O conflito com o adolescente por causa da hora de deitar e acordar (tão frequente) não traz qualquer benefício. Afinal é um processo biológico que o está a empurrar nesse sentido… O melhor a fazer é ajudar o jovem no reajuste do seu relógio interno, lembrando-o dos benefícios dum bom sono e dos malefícios da sua falta.

Algumas regras que o podem apoiar incluem: regularidade da hora de deitar, de modo a dormir o número de horas necessário à idade (permitir o desfasamento de 1 a 2 horas para mais tarde ao fim de semana); evitar sestas longas; dosear a cafeína e bebidas estimulantes, evitando-as a partir do meio da tarde; “desacelerar” à noite, tomando um duche, ler um livro ou outra atividade relaxante; retirar a TV do quarto e reduzir a utilização dos meios eletrónicos na hora que antecede o deitar, deixando-os fora do quarto; se os tiver que utilizar junto da hora de deitar, diminuir a luminosidade do écran; logo que acordar de manhã, receber a luz do dia; tentar ajustar a hora de início dos horários escolares para mais tarde, se possível.

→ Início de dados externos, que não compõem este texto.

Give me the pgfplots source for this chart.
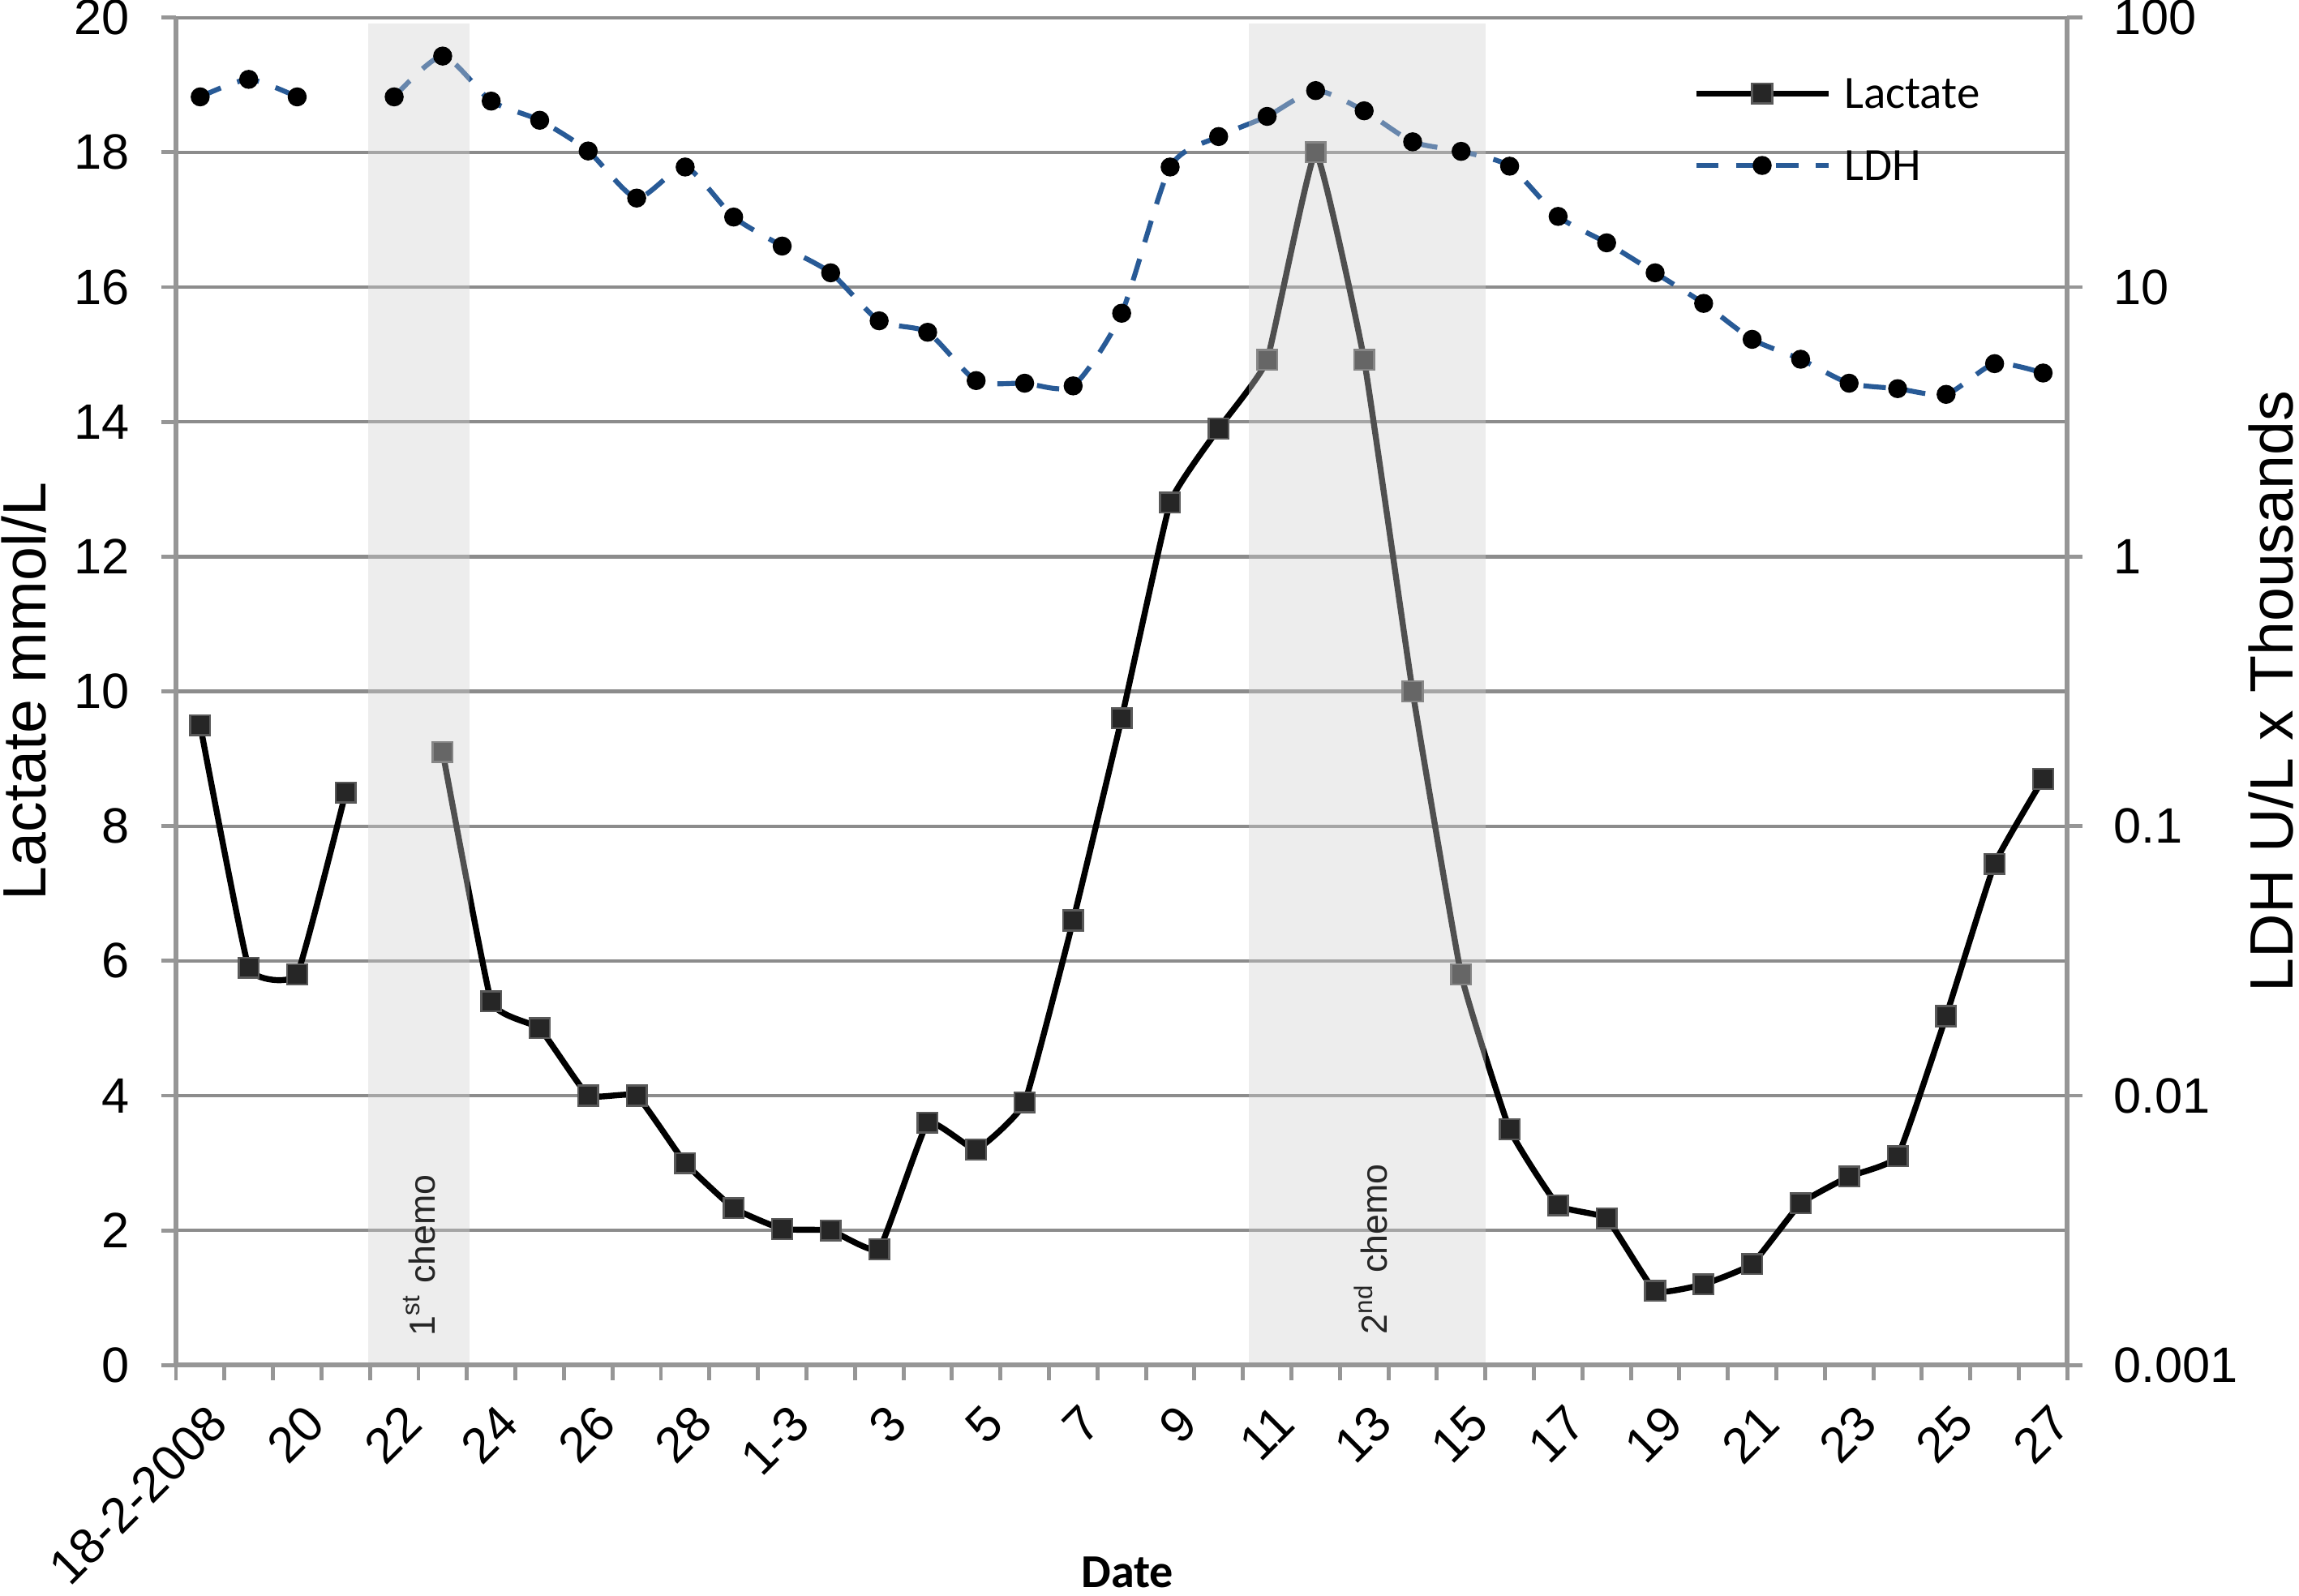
\documentclass[border=0pt]{standalone}
\usepackage{fontspec}
\setmainfont{Liberation Sans}
\newfontfamily\carlito{Carlito}
\usepackage{pgfplots}
\pgfplotsset{compat=1.18}
\definecolor{gridgray}{RGB}{140,140,140}
\definecolor{axgray}{RGB}{150,150,150}
\definecolor{ldhblue}{RGB}{40,90,150}
\definecolor{shadegray}{RGB}{208,208,208}
\begin{document}
\begin{tikzpicture}
\path[use as bounding box] (-35.28bp,-46.16bp) rectangle (425.71bp,273.72bp);
\begin{axis}[
  at={(0,0)}, anchor=south west,
  scale only axis, width=379.26bp, height=270.19bp,
  xmin=-0.5, xmax=38.5, ymin=0, ymax=20,
  axis x line*=bottom, axis y line*=left,
  axis line style={-, draw=axgray, line width=1bp},
  tick align=outside, major tick length=3bp,
  tick style={draw=axgray, line width=0.8bp},
  xtick={-0.5,0.5,...,38.5}, xticklabels={},
  extra x ticks={0,2,...,38},
  extra x tick labels={18-2-2008,20,22,24,26,28,1-3,3,5,7,9,11,13,15,17,19,21,23,25,27},
  extra x tick style={major tick length=0pt, tick style={draw=none}},
  xticklabel style={font=\fontsize{10}{12}\selectfont, inner sep=0pt, xshift=3.75bp, yshift=-9.85bp, rotate=45, anchor=east},
  ytick={0,2,...,20}, yticklabels={0,2,4,6,8,10,12,14,16,18,20},
  yticklabel style={font=\fontsize{10}{12}\selectfont, inner sep=0pt, xshift=-6.1bp},
  ymajorgrids, major grid style={draw=gridgray, line width=0.7bp},
  ylabel={Lactate mmol/L},
  ylabel style={at={(axis description cs:-0.0802,0.5)}, anchor=center, font=\fontsize{12.3}{14}\selectfont},
  xlabel={Date},
  xlabel style={at={(axis description cs:0.5031,-0.1535)}, anchor=center, font=\carlito\bfseries\fontsize{9.5}{11}\selectfont},
  unbounded coords=jump,
  legend style={draw=none, fill=none, at={(0.8016,0.917)}, anchor=west, inner sep=0pt,
    row sep=8.5bp, column sep=2.6bp, nodes={inner sep=0pt, text depth=0pt},
    cells={anchor=west}, font=\carlito\fontsize{9.3}{11}\selectfont},
  legend image code/.code={\draw[mark repeat=2,mark phase=2] plot coordinates {(0bp,0bp) (13.25bp,0bp) (26.5bp,0bp)};},
]
\addplot[black, line width=1.2bp, smooth, tension=0.2, mark=square*, mark size=2bp,
  mark options={fill=black!85, draw=black!65, line width=0.4bp, solid}] coordinates {
(0,9.5) (1,5.9) (2,5.8) (3,8.5) (4,nan) (5,9.1) (6,5.4) (7,5.0) (8,4.0) (9,4.0)
(10,3.0) (11,2.33) (12,2.02) (13,2.0) (14,1.72) (15,3.6) (16,3.2) (17,3.9) (18,6.6) (19,9.6)
(20,12.8) (21,13.9) (22,14.92) (23,18.0) (24,14.92) (25,10.0) (26,5.8) (27,3.5) (28,2.37) (29,2.18)
(30,1.1) (31,1.2) (32,1.5) (33,2.4) (34,2.8) (35,3.1) (36,5.18) (37,7.44) (38,8.7)
};
\addlegendentry{Lactate}
\addlegendimage{ldhblue, line width=1bp, dash pattern=on 4.5bp off 3.5bp, mark=*, mark size=1.4bp, mark options={fill=black, draw=black, solid}}
\addlegendentry{LDH}
\end{axis}
\begin{axis}[
  at={(0,0)}, anchor=south west,
  scale only axis, width=379.26bp, height=270.19bp,
  xmin=-0.5, xmax=38.5, ymode=log, ymin=0.001, ymax=100,
  axis x line=none, axis y line*=right,
  axis line style={-, draw=axgray, line width=1bp},
  tick align=outside, major tick length=3bp,
  tick style={draw=axgray, line width=0.8bp},
  yminorticks=false,
  ytick={0.001,0.01,0.1,1,10,100}, yticklabels={0.001,0.01,0.1,1,10,100},
  yticklabel style={font=\fontsize{10}{12}\selectfont, inner sep=0pt, xshift=6.1bp},
  ylabel={LDH U/L x Thousands},
  ylabel style={at={(axis description cs:1.1075,0.5)}, anchor=center, font=\fontsize{12.3}{14}\selectfont},
  unbounded coords=jump,
]
\addplot[ldhblue, line width=1bp, dash pattern=on 4.5bp off 3.5bp, smooth, tension=0.4, mark=*, mark size=1.4bp,
  mark options={fill=black, draw=black, solid}] coordinates {
(0,50.8) (1,59) (2,50.8) (3,nan) (4,50.8) (5,72) (6,49) (7,41.6) (8,32) (9,21.4)
(10,27.9) (11,18.2) (12,14.2) (13,11.3) (14,7.5) (15,6.8) (16,4.5) (17,4.4) (18,4.3) (19,8.0)
(20,27.9) (21,36.2) (22,43) (23,53.6) (24,45.1) (25,34.6) (26,31.9) (27,28.1) (28,18.3) (29,14.6)
(30,11.3) (31,8.7) (32,6.4) (33,5.4) (34,4.4) (35,4.2) (36,4.0) (37,5.2) (38,4.8)
};
\fill[shadegray, fill opacity=0.38] (rel axis cs:0.1015,0.002) rectangle (rel axis cs:0.1551,0.9955);
\fill[shadegray, fill opacity=0.38] (rel axis cs:0.5674,0.002) rectangle (rel axis cs:0.6923,0.9955);
\node[rotate=90, font=\fontsize{7.3}{8}\selectfont, text=black!85] at (rel axis cs:0.1287,0.0815) {1\textsuperscript{st} chemo};
\node[rotate=90, font=\fontsize{7.3}{8}\selectfont, text=black!85] at (rel axis cs:0.6318,0.086) {2\textsuperscript{nd} chemo};
\end{axis}
\end{tikzpicture}
\end{document}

O défice de sono é de longe a causa mais frequente da sonolência diurna do adolescente, por vezes confundida com cansaço. Nalgumas circunstâncias porém, pode ser devida a outros problemas, como efeitos secundários de medicamentos, insónia, depressão, perturbação respiratória do sono, síndrome de pernas inquietas ou narcolepsia.

Se se suspeita que a sonolência do adolescente ultrapassa o que é característico nesta idade, podendo estar em causa alguma razão médica, então deve-se procurar apoio médico.